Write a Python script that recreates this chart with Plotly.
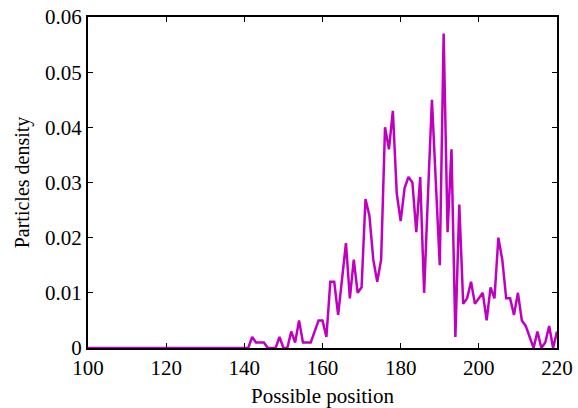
import plotly.graph_objects as go

positions = list(range(100, 221))
density = [
    0, 0, 0, 0, 0, 0, 0, 0, 0, 0,            # 100-109
    0, 0, 0, 0, 0, 0, 0, 0, 0, 0,            # 110-119
    0, 0, 0, 0, 0, 0, 0, 0, 0, 0,            # 120-129
    0, 0, 0, 0, 0, 0, 0, 0, 0, 0,            # 130-139
    0, 0, 0.002, 0.001, 0.001, 0.001, 0, 0, 0, 0.002,   # 140-149
    0, 0, 0.003, 0.001, 0.005, 0.001, 0.001, 0.001, 0.003, 0.005,  # 150-159
    0.005, 0.002, 0.012, 0.012, 0.006, 0.012, 0.019, 0.009, 0.016, 0.010,  # 160-169
    0.011, 0.027, 0.024, 0.016, 0.012, 0.016, 0.040, 0.036, 0.043, 0.028,  # 170-179
    0.023, 0.029, 0.031, 0.030, 0.021, 0.031, 0.010, 0.028, 0.045, 0.030,  # 180-189
    0.015, 0.057, 0.021, 0.036, 0.002, 0.026, 0.008, 0.009, 0.012, 0.008,  # 190-199
    0.009, 0.010, 0.005, 0.011, 0.009, 0.020, 0.016, 0.009, 0.009, 0.006,  # 200-209
    0.010, 0.005, 0.004, 0.002, 0, 0.003, 0, 0.001, 0.004, 0,             # 210-219
    0.003,                                                                  # 220
]

x_ticks = [100, 120, 140, 160, 180, 200, 220]
y_ticks = [0, 0.01, 0.02, 0.03, 0.04, 0.05, 0.06]
y_tick_labels = ["0", "0.01", "0.02", "0.03", "0.04", "0.05", "0.06"]

fig = go.Figure()
fig.add_trace(go.Scatter(
    x=positions, y=density, mode="lines",
    line=dict(color="#C000C0", width=2.5),
    showlegend=False,
))

font_family = "Liberation Serif"
fig.update_layout(
    width=578, height=408,
    margin=dict(l=88, r=21, t=17, b=60),
    paper_bgcolor="white", plot_bgcolor="white",
    font=dict(family=font_family, size=21, color="black"),
)
fig.update_xaxes(
    range=[100, 220], tickvals=x_ticks, ticks="inside", ticklen=5,
    tickcolor="black", showline=True, linecolor="black", linewidth=2,
    mirror="ticks", showgrid=False, zeroline=False, automargin=False,
    tickfont=dict(size=21),
    title=dict(text="Possible position", font=dict(size=21), standoff=12),
)
fig.update_yaxes(
    range=[0, 0.06], tickvals=y_ticks, ticktext=y_tick_labels,
    ticks="inside", ticklen=5, tickcolor="black",
    showline=True, linecolor="black", linewidth=2, mirror="ticks",
    showgrid=False, zeroline=False, automargin=False,
    tickfont=dict(size=21),
    title=dict(text="Particles density", font=dict(size=20), standoff=10),
)

fig.write_html(
    "out.html",
    config={"displayModeBar": False},
    post_script="document.body.style.margin='0';document.body.style.overflow='hidden';",
)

Exercise requirements: Exactly as written, please give again the lines from the beginning of the listing through the line containing "import plotly.graph_objects as go", inclusive, without any pictures.

Expected answer:
Write a Python script that recreates this chart with Plotly.
import plotly.graph_objects as go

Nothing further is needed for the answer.